The scandal of the Uraniumgate, the icing on the cake
Another shocking example is the Uraniumgate case revealed in 2017. This financial arrangement was orchestrated by Orano. It would have enabled the company to divert around $320 million in 2011 to hide bribes for the Niger elites. While a parliamentary investigation conducted the same year claimed that no evidence of wrongdoing by any politician was found, legal action is still ongoing. Opposition parties have also questioned the investigation, claiming that it was rushed and lacked integrity.
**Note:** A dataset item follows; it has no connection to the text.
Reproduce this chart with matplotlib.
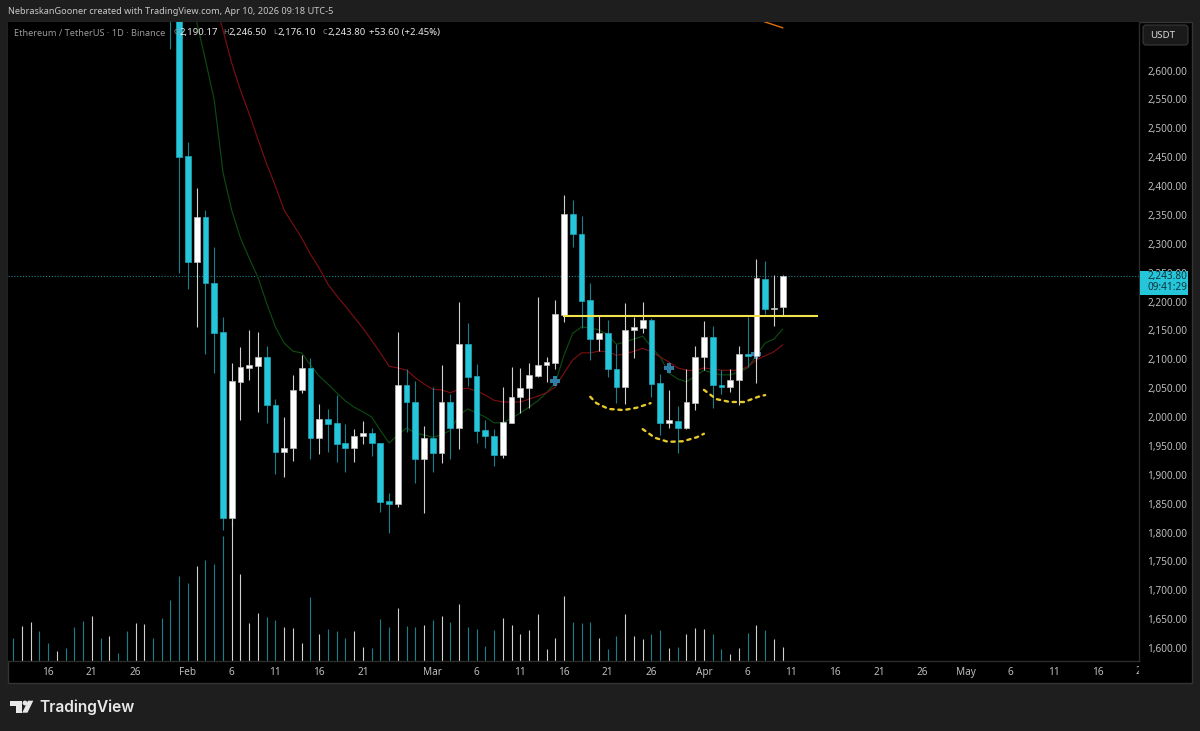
import matplotlib
matplotlib.use('Agg')
import matplotlib.pyplot as plt
import numpy as np
from matplotlib.patches import Rectangle, FancyBboxPatch, Polygon, Circle
from matplotlib.transforms import Bbox

# day offsets are counted from Feb 1
days = np.arange(-2, 69)
opens = [2950, 2820, 2452, 2268, 2346, 2232, 2147, 1825, 2061, 2085, 2088, 2104, 2021, 1939, 1946, 2047,
         2085, 1964, 1997, 1990, 1955, 1946, 1967, 1972, 1955, 1855, 1849, 2055, 2026, 1927, 1964, 1938,
         2026, 1981, 2126, 2071, 1977, 1967, 1934, 1990, 2035, 2050, 2071, 2090, 2094, 2177, 2352, 2317,
         2203, 2135, 2145, 2083, 2052, 2151, 2154, 2168, 2059, 1990, 1993, 1981, 2024, 2104, 2139, 2055,
         2052, 2064, 2109, 2106, 2239, 2187, 2190.17]
closes = [2820, 2450, 2268, 2346, 2232, 2145, 1825, 2062, 2087, 2090, 2104, 2021, 1939, 1946, 2047, 2085,
          1964, 1997, 1988, 1953, 1946, 1967, 1972, 1955, 1853, 1849, 2055, 2026, 1927, 1964, 1938, 2026,
          1981, 2126, 2069, 1976, 1967, 1934, 1991, 2035, 2050, 2073, 2090, 2095, 2178, 2352, 2317, 2201,
          2135, 2145, 2083, 2052, 2151, 2156, 2168, 2057, 1990, 1995, 1981, 2026, 2104, 2139, 2055, 2052,
          2064, 2109, 2106, 2241, 2187, 2188, 2243.8]
highs = [2960, 2850, 2476, 2397, 2358, 2294, 2173, 2094, 2121, 2151, 2147, 2123, 2031, 2000, 2073, 2107,
         2102, 2022, 2014, 2038, 1988, 1979, 1993, 1981, 1955, 1868, 2147, 2083, 2062, 1984, 2052, 2090,
         2040, 2199, 2163, 2092, 1995, 1979, 2052, 2087, 2085, 2094, 2208, 2104, 2203, 2384, 2376, 2348,
         2232, 2175, 2168, 2126, 2197, 2173, 2199, 2171, 2074, 2047, 2019, 2083, 2123, 2166, 2158, 2081,
         2083, 2123, 2173, 2274, 2270, 2246, 2246.5]
lows = [2637, 2250, 2222, 2156, 2109, 2076, 1804, 1813, 1995, 2064, 2009, 1990, 1901, 1896, 1924, 2042,
        1927, 1936, 1939, 1922, 1905, 1922, 1953, 1932, 1835, 1799, 1844, 1974, 1886, 1834, 1905, 1920,
        1927, 1945, 2054, 1955, 1946, 1915, 1929, 1990, 2007, 2016, 2069, 2061, 2083, 2165, 2294, 2154,
        2099, 2114, 2069, 2024, 2022, 2102, 2145, 2035, 1969, 1981, 1938, 1979, 2012, 2081, 2016, 2040,
        2043, 2021, 2087, 2059, 2178, 2158, 2176.1]

volume_days = np.arange(-20, 69)
volumes = [23, 35, 39, 30, 18, 10, 13, 34, 40, 45, 23, 25, 8, 30, 38, 37, 23, 43,
           61, 85, 78, 95, 101, 97, 125, 140, 87, 38, 48, 44, 41, 34, 33, 18, 64, 27,
           32, 30, 23, 30, 14, 13, 42, 34, 53, 35, 34, 36, 41, 45, 39, 57, 34, 32,
           15, 31, 43, 36, 27, 31, 47, 12, 23, 65, 39, 38, 39, 23, 12, 25, 47, 25,
           22, 27, 31, 13, 14, 27, 33, 32, 27, 12, 7, 13, 28, 36, 31, 22, 14]
# candles for the first days are left of the picture, only their volume shows
early_volume_up = [0, 1, 1, 0, 0, 1, 0, 0, 0, 1, 0, 1, 0, 0, 1, 1, 0, 0]

green_days = np.arange(1, 69)
green_ma = [2684, 2618, 2549, 2424, 2358, 2310, 2275, 2242, 2197, 2156, 2128, 2114, 2111, 2090, 2071, 2057,
            2042, 2028, 2017, 2009, 2000, 1977, 1955, 1969, 1981, 1972, 1969, 1965, 1969, 1977, 2003, 2014,
            2007, 2000, 1990, 1990, 1998, 2007, 2017, 2028, 2042, 2059, 2107, 2145, 2156, 2154, 2151, 2142,
            2126, 2130, 2135, 2140, 2121, 2104, 2076, 2066, 2061, 2071, 2081, 2076, 2073, 2073, 2078, 2085,
            2107, 2128, 2135, 2152]
red_days = np.arange(3, 69)
red_ma = [2725, 2670, 2613, 2566, 2525, 2481, 2438, 2400, 2358, 2334, 2310, 2282, 2258, 2230, 2210, 2192, 2173,
          2154, 2133, 2111, 2088, 2085, 2081, 2068, 2057, 2048, 2047, 2042, 2048, 2050, 2045, 2038, 2029,
          2026, 2026, 2026, 2031, 2036, 2042, 2052, 2076, 2099, 2111, 2111, 2114, 2113, 2107, 2109, 2114,
          2119, 2113, 2104, 2095, 2085, 2081, 2080, 2085, 2083, 2081, 2081, 2081, 2087, 2099, 2106, 2113, 2125]
orange_days = [65, 66, 67, 68]
orange_ma = [2692, 2684, 2679, 2674]

level_days = [42.9, 72]
level_price = 2175
cross_days = [42, 55, 65]
cross_prices = [2062, 2085, 2109]
arc_days = [[46, 46.7, 48.1, 49.8, 51.3, 52.9],
            [52, 53.4, 54.9, 56.6, 58.2, 59],
            [59, 60.4, 62, 63.6, 65.2, 66]]
arc_prices = [[2035, 2024, 2014, 2012, 2016, 2024],
              [1979, 1964, 1957, 1958, 1965, 1971],
              [2047, 2031, 2026, 2026, 2035, 2038]]

date_ticks = [-16, -11, -6, 0, 5, 10, 15, 20, 28, 33, 38, 43, 48, 53, 59, 64, 69, 74, 79, 84, 89, 94, 99, 104]
date_labels = ['16', '21', '26', 'Feb', '6', '11', '16', '21', 'Mar', '6', '11', '16', '21', '26',
               'Apr', '6', '11', '16', '21', '26', 'May', '6', '11', '16']
price_ticks = np.arange(1600, 2601, 50)
last_price = 2243.8

CYAN = '#26c6da'
CYAN_DIM = '#17808f'
WHITE = '#ffffff'
WHITE_DIM = '#d0d0d0'
BG = '#1e1e1e'
TICK = '#bdbdbd'
FONT = 'Noto Sans'
TEXT = 6.6
NUM = 7.2

W, H = 1200, 731
plt.rcParams['font.family'] = FONT
fig = plt.figure(figsize=(12, 7.31), dpi=100, facecolor=BG)


def box(left, top, right, bottom):
    return [left / W, 1 - bottom / H, (right - left) / W, (bottom - top) / H]


back = fig.add_axes([0, 0, 1, 1], zorder=0)
back.set_xlim(0, W)
back.set_ylim(H, 0)
back.axis('off')
back.add_patch(Rectangle((8, 22), 1184, 661, fc='black', ec='#343434', lw=1))

vol = fig.add_axes(box(8, 22, 1139, 661), zorder=1, facecolor='black')
ax = fig.add_axes(box(8, 22, 1139, 661), zorder=2)
ax.patch.set_visible(False)

xlim = (-20.58, 108.75)
ax.set_xlim(*xlim)
ax.set_ylim(1577.5, 2684)
vol.set_xlim(*xlim)
vol.set_ylim(0, 639)
vol.set_xticks([])
vol.set_yticks([])
for s in vol.spines.values():
    s.set_visible(False)

opens = np.array(opens, dtype=float)
closes = np.array(closes, dtype=float)
ups = closes >= opens

volume_up = np.concatenate([np.array(early_volume_up, dtype=bool), ups])
bars = vol.vlines(volume_days, 0, volumes, colors=[WHITE_DIM if u else CYAN_DIM for u in volume_up], lw=0.8)
bars.set_snap(True)

ax.plot(green_days, green_ma, color='#0c4a12', lw=0.85, zorder=2)
ax.plot(red_days, red_ma, color='#7a0f12', lw=0.85, zorder=2)
ax.plot(orange_days, orange_ma, color='#e0700c', lw=1, zorder=2)
ax.axhline(last_price, color='#1c7f8e', lw=0.8, ls=(0, (1, 1.6)), zorder=1)

ax.plot(cross_days, cross_prices, ls='none', marker='P', ms=7.5, mfc='#2f7ea3', mec='#2f7ea3', mew=0, zorder=2.2)

wicks = ax.vlines(days, lows, highs, colors=[WHITE_DIM if u else CYAN_DIM for u in ups], lw=0.8, zorder=3)
wicks.set_snap(True)
ax.bar(days, np.abs(closes - opens), bottom=np.minimum(opens, closes), width=0.66,
       color=[WHITE if u else CYAN for u in ups],
       edgecolor=['#bdbdbd' if u else '#1fa9bd' for u in ups], lw=0.5, zorder=4)

ax.plot(level_days, [level_price, level_price], color='#f2e24e', lw=1.5, zorder=5, solid_capstyle='butt')
for d, p in zip(arc_days, arc_prices):
    ax.plot(d, p, color='#e6c92b', lw=1.7, ls=(0, (1.4, 2.0)), dash_capstyle='round', zorder=5)

ax.yaxis.tick_right()
ax.set_yticks(price_ticks)
ax.set_yticklabels([f'{p:,.2f}' for p in price_ticks], fontsize=NUM, color=TICK)
ax.set_xticks(date_ticks)
ax.set_xticklabels(date_labels, fontsize=NUM, color=TICK)
ax.tick_params(axis='y', length=0, pad=6)
ax.tick_params(axis='x', length=0, pad=4.5)
for s in ['top', 'left']:
    ax.spines[s].set_visible(False)
for s in ['bottom', 'right']:
    ax.spines[s].set_color('#2c2c2c')
    ax.spines[s].set_linewidth(1)

front = fig.add_axes([0, 0, 1, 1], zorder=5)
front.set_xlim(0, W)
front.set_ylim(H, 0)
front.axis('off')
front.patch.set_visible(False)

# this date label is cut by the price scale
cut = front.text(1141, 672, '21', fontsize=NUM, color=TICK, ha='center', va='center')
cut.set_clip_box(Bbox.from_extents(8, 0, 1139, H))
cut.set_clip_on(True)

front.text(8, 12, 'NebraskanGooner created with TradingView.com, Apr 10, 2026 09:18 UTC-5',
           fontsize=TEXT, color='#c8c8c8', va='center')
front.text(14, 33, 'Ethereum / TetherUS · 1D · Binance', fontsize=TEXT, color='#9a9a9a', va='center')
for x, t in [(179, 'O'), (228.5, 'H'), (277.5, 'L'), (327.5, 'C')]:
    front.text(x, 33, t, fontsize=5.2, color='#9a9a9a', va='center', ha='right')
for x, t in [(179, '2,190.17'), (228.5, '2,246.50'), (277.5, '2,176.10'), (327.5, '2,243.80'), (369, '+53.60 (+2.45%)')]:
    front.text(x, 33, t, fontsize=6.9, color='#e6e6e6', va='center')

front.add_patch(FancyBboxPatch((1143, 25), 45, 20, boxstyle='round,pad=0,rounding_size=3', fc='#1a1a1a', ec='#3a3a3a', lw=0.8))
front.text(1150, 35.5, 'USDT', fontsize=7, color='#d8d8d8', va='center')

front.add_patch(Rectangle((1140, 271), 48, 24, fc=CYAN, ec='none'))
front.text(1147, 276.5, '2,243.80', fontsize=NUM, color='#10333a', va='center')
front.text(1147, 287.5, '09:41:29', fontsize=NUM, color='#10333a', va='center')

# logo
logo = '#e8e8e8'
front.add_patch(Polygon([(9.5, 700.7), (21.7, 700.7), (21.7, 712.7), (16, 712.7), (16, 705.5), (9.5, 705.5)], fc=logo, ec='none'))
front.add_patch(Circle((25, 703), 2.4, fc=logo, ec='none'))
front.add_patch(Polygon([(28, 700.7), (33.3, 700.7), (27.5, 712.7), (22.2, 712.7)], fc=logo, ec='none'))
front.text(39, 707, 'TradingView', fontsize=11.2, color=logo, va='center', fontweight='semibold', family='Inter')

fig.savefig('out.png', dpi=100, facecolor=BG)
The president at the time, Issoufou, is accused of having received no less than $3 million from this financial arrangement that Areva still considers a “simple commercial operation”.
A corrupt political caste serving French interests
It was these corrupt partnerships that the demonstrators denounced last summer. “In the eyes of the new generations, France is nothing more than the friend of elites who are just corrupt”, explains Djenabou Cisse— a researcher at the FSR (Foundation for Strategic Research) and a specialist in African issues. Meanwhile, in 2020, Macron hypocritically tweeted that Niger was an “example of democracy”, denying the corrupt links between the two states.
In an interview, the general secretary of Moden-Fa Lumana—Niger’s main opposition party—denounced the French neocolonialist behaviour. He stated that “a president who has stolen his people’s money for more than 10 years is considered legitimate by Paris simply because he defends French interests”. By this accusation, he was referring to Mohamed Bazoum, the president deposed by the coup d’état of July 26th.
These cases are just simple examples of this global system of government corruption. “Uranium mining has led to widespread corruption”, observes historian Gabrielle Hecht. She adds that “for decades, the money from uranium was mainly used to build villas in Niamey and for the personal profit of members of the government”. All that was built in front of the population, for whom the identity of the corrupt is no mystery. So perhaps it’s not surprising that the people of Niger have made France the main target of their anger. As Seidik Abba, the President of the International Centre for Study and Reflection of the Sahel, pointed out: “The feeling of rejection comes from far away and France’s recent behaviour has revived an impression of paternalism and colonial arrogance”. For the Nigeriens, France appears as a manipulating player motivated by its own neocolonial needs. Removing a corrupt president at the service of French interests and not of his own people is the reason why the military coup has been so popular.
What happens next?
From now on, the challenge for the new military authorities in power since July 26th’s coup d’état is to discontinue this dynamic of corruption, injustice and nepotism. Otherwise, they may suffer the same fate as their predecessors facing a population tired of French neo-colonialism.
By Gabriel Mazel
February 13, 2024
This article is an opinion piece and its contents represent the standpoint of its author and not UPF Lund or The Perspective’s editorial board.